EXERCISE INSTRUCTIONS: Leave out the pictures and repeat the data exactly.

DATASET CONTENT:
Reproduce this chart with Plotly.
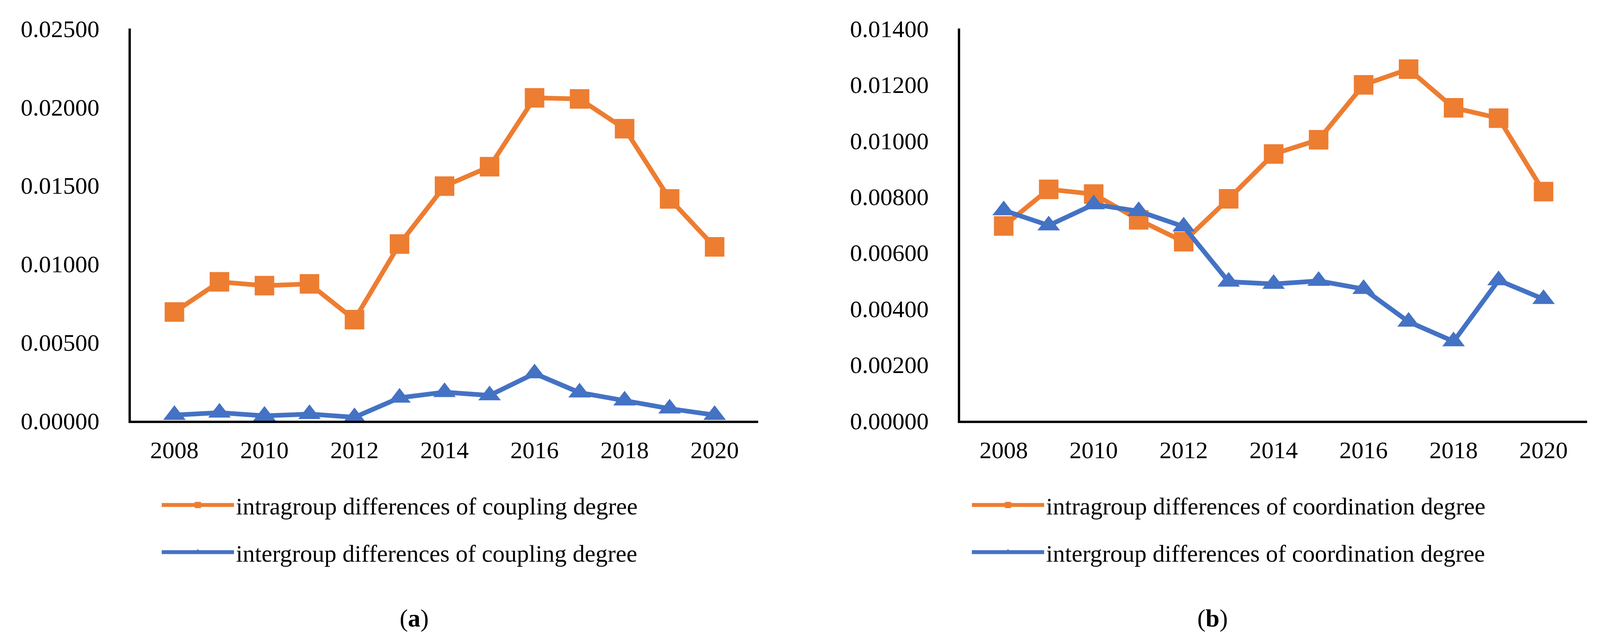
import plotly.graph_objects as go

years = [str(y) for y in range(2008, 2021)]
tick_years = ["2008", "2010", "2012", "2014", "2016", "2018", "2020"]

# (a) coupling degree
intra_coupling = [0.00693, 0.00885, 0.00861, 0.00872, 0.00644, 0.01126, 0.01495,
                  0.01619, 0.02058, 0.02051, 0.01861, 0.01414, 0.01108]
inter_coupling = [0.00036, 0.00051, 0.00031, 0.00042, 0.00022, 0.00146, 0.00182,
                  0.00161, 0.00301, 0.00179, 0.00128, 0.00077, 0.00036]

# (b) coordination degree
intra_coord = [0.00695, 0.00826, 0.00809, 0.00717, 0.00639, 0.00792, 0.00952,
               0.01003, 0.01199, 0.01255, 0.01117, 0.01080, 0.00818]
inter_coord = [0.00751, 0.00697, 0.00772, 0.00748, 0.00693, 0.00496, 0.00488,
               0.00499, 0.00470, 0.00353, 0.00283, 0.00501, 0.00434]

names_a = ["intragroup differences of coupling degree",
           "intergroup differences of coupling degree"]
names_b = ["intragroup differences of coordination degree",
           "intergroup differences of coordination degree"]
panel_labels = ["(<b>a</b>)", "(<b>b</b>)"]

ORANGE = "#ED7D31"
BLUE = "#4472C4"
FONT = "Liberation Serif, Times New Roman, serif"
FS = 62

fig = go.Figure()

def add_series(y, name, color, symbol, xa, ya, legend, group):
    fig.add_trace(go.Scatter(
        x=years, y=y, name=name, mode="lines+markers",
        line=dict(color=color, width=12),
        marker=dict(color=color, symbol=symbol, size=50),
        xaxis=xa, yaxis=ya, legend=legend, legendgroup=group,
        cliponaxis=False,
    ))

add_series(intra_coupling, names_a[0], ORANGE, "square", "x", "y", "legend", "a1")
add_series(inter_coupling, names_a[1], BLUE, "triangle-up", "x", "y", "legend", "a2")
add_series(intra_coord, names_b[0], ORANGE, "square", "x2", "y2", "legend2", "b1")
add_series(inter_coord, names_b[1], BLUE, "triangle-up", "x2", "y2", "legend2", "b2")

ydom = [1 - 1069 / 1641, 1 - 65 / 1641]
xaxis_common = dict(
    type="category", showline=True, linecolor="black", linewidth=6,
    showgrid=False, zeroline=False, ticks="", tickmode="array",
    tickvals=tick_years, ticktext=tick_years,
    tickfont=dict(family=FONT, size=FS, color="black"),
    ticklabelstandoff=16, automargin=False,
)
yaxis_common = dict(
    showline=True, linecolor="black", linewidth=6, showgrid=False,
    zeroline=False, ticks="", tickformat=".5f",
    tickfont=dict(family=FONT, size=FS, color="black"),
    ticklabelstandoff=62, domain=ydom, automargin=False,
)

legend_common = dict(
    font=dict(family=FONT, size=FS, color="black"),
    orientation="v", traceorder="grouped", tracegroupgap=37,
    bgcolor="rgba(0,0,0,0)", xanchor="left", yanchor="top",
    itemwidth=185,
)

fig.update_layout(
    width=4107, height=1641,
    margin=dict(l=0, r=0, t=0, b=0, autoexpand=False),
    paper_bgcolor="white", plot_bgcolor="white",
    showlegend=True,
    xaxis=dict(xaxis_common, domain=[327 / 4107, 1933 / 4107], anchor="y"),
    yaxis=dict(yaxis_common, range=[0, 0.025], dtick=0.005, anchor="x"),
    xaxis2=dict(xaxis_common, domain=[2450 / 4107, 4055 / 4107], anchor="y2"),
    yaxis2=dict(yaxis_common, range=[0, 0.014], dtick=0.002, anchor="x2"),
    legend=dict(legend_common, x=401 / 4107, y=1 - 1238 / 1641),
    legend2=dict(legend_common, x=2475 / 4107, y=1 - 1238 / 1641),
    annotations=[
        dict(text=panel_labels[0], x=1013 / 4107, y=1 - 1574 / 1641,
             xref="paper", yref="paper", showarrow=False, yanchor="middle",
             font=dict(family=FONT, size=64, color="black")),
        dict(text=panel_labels[1], x=3137 / 4107, y=1 - 1574 / 1641,
             xref="paper", yref="paper", showarrow=False, yanchor="middle",
             font=dict(family=FONT, size=64, color="black")),
    ],
)

fig.write_html("out.html")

WRITTEN RESPONSE:
Reproduce this chart with Plotly.
import plotly.graph_objects as go

years = [str(y) for y in range(2008, 2021)]
tick_years = ["2008", "2010", "2012", "2014", "2016", "2018", "2020"]

# (a) coupling degree
intra_coupling = [0.00693, 0.00885, 0.00861, 0.00872, 0.00644, 0.01126, 0.01495,
                  0.01619, 0.02058, 0.02051, 0.01861, 0.01414, 0.01108]
inter_coupling = [0.00036, 0.00051, 0.00031, 0.00042, 0.00022, 0.00146, 0.00182,
                  0.00161, 0.00301, 0.00179, 0.00128, 0.00077, 0.00036]

# (b) coordination degree
intra_coord = [0.00695, 0.00826, 0.00809, 0.00717, 0.00639, 0.00792, 0.00952,
               0.01003, 0.01199, 0.01255, 0.01117, 0.01080, 0.00818]
inter_coord = [0.00751, 0.00697, 0.00772, 0.00748, 0.00693, 0.00496, 0.00488,
               0.00499, 0.00470, 0.00353, 0.00283, 0.00501, 0.00434]

names_a = ["intragroup differences of coupling degree",
           "intergroup differences of coupling degree"]
names_b = ["intragroup differences of coordination degree",
           "intergroup differences of coordination degree"]
panel_labels = ["(<b>a</b>)", "(<b>b</b>)"]

ORANGE = "#ED7D31"
BLUE = "#4472C4"
FONT = "Liberation Serif, Times New Roman, serif"
FS = 62

fig = go.Figure()

def add_series(y, name, color, symbol, xa, ya, legend, group):
    fig.add_trace(go.Scatter(
        x=years, y=y, name=name, mode="lines+markers",
        line=dict(color=color, width=12),
        marker=dict(color=color, symbol=symbol, size=50),
        xaxis=xa, yaxis=ya, legend=legend, legendgroup=group,
        cliponaxis=False,
    ))

add_series(intra_coupling, names_a[0], ORANGE, "square", "x", "y", "legend", "a1")
add_series(inter_coupling, names_a[1], BLUE, "triangle-up", "x", "y", "legend", "a2")
add_series(intra_coord, names_b[0], ORANGE, "square", "x2", "y2", "legend2", "b1")
add_series(inter_coord, names_b[1], BLUE, "triangle-up", "x2", "y2", "legend2", "b2")

ydom = [1 - 1069 / 1641, 1 - 65 / 1641]
xaxis_common = dict(
    type="category", showline=True, linecolor="black", linewidth=6,
    showgrid=False, zeroline=False, ticks="", tickmode="array",
    tickvals=tick_years, ticktext=tick_years,
    tickfont=dict(family=FONT, size=FS, color="black"),
    ticklabelstandoff=16, automargin=False,
)
yaxis_common = dict(
    showline=True, linecolor="black", linewidth=6, showgrid=False,
    zeroline=False, ticks="", tickformat=".5f",
    tickfont=dict(family=FONT, size=FS, color="black"),
    ticklabelstandoff=62, domain=ydom, automargin=False,
)

legend_common = dict(
    font=dict(family=FONT, size=FS, color="black"),
    orientation="v", traceorder="grouped", tracegroupgap=37,
    bgcolor="rgba(0,0,0,0)", xanchor="left", yanchor="top",
    itemwidth=185,
)

fig.update_layout(
    width=4107, height=1641,
    margin=dict(l=0, r=0, t=0, b=0, autoexpand=False),
    paper_bgcolor="white", plot_bgcolor="white",
    showlegend=True,
    xaxis=dict(xaxis_common, domain=[327 / 4107, 1933 / 4107], anchor="y"),
    yaxis=dict(yaxis_common, range=[0, 0.025], dtick=0.005, anchor="x"),
    xaxis2=dict(xaxis_common, domain=[2450 / 4107, 4055 / 4107], anchor="y2"),
    yaxis2=dict(yaxis_common, range=[0, 0.014], dtick=0.002, anchor="x2"),
    legend=dict(legend_common, x=401 / 4107, y=1 - 1238 / 1641),
    legend2=dict(legend_common, x=2475 / 4107, y=1 - 1238 / 1641),
    annotations=[
        dict(text=panel_labels[0], x=1013 / 4107, y=1 - 1574 / 1641,
             xref="paper", yref="paper", showarrow=False, yanchor="middle",
             font=dict(family=FONT, size=64, color="black")),
        dict(text=panel_labels[1], x=3137 / 4107, y=1 - 1574 / 1641,
             xref="paper", yref="paper", showarrow=False, yanchor="middle",
             font=dict(family=FONT, size=64, color="black")),
    ],
)

fig.write_html("out.html")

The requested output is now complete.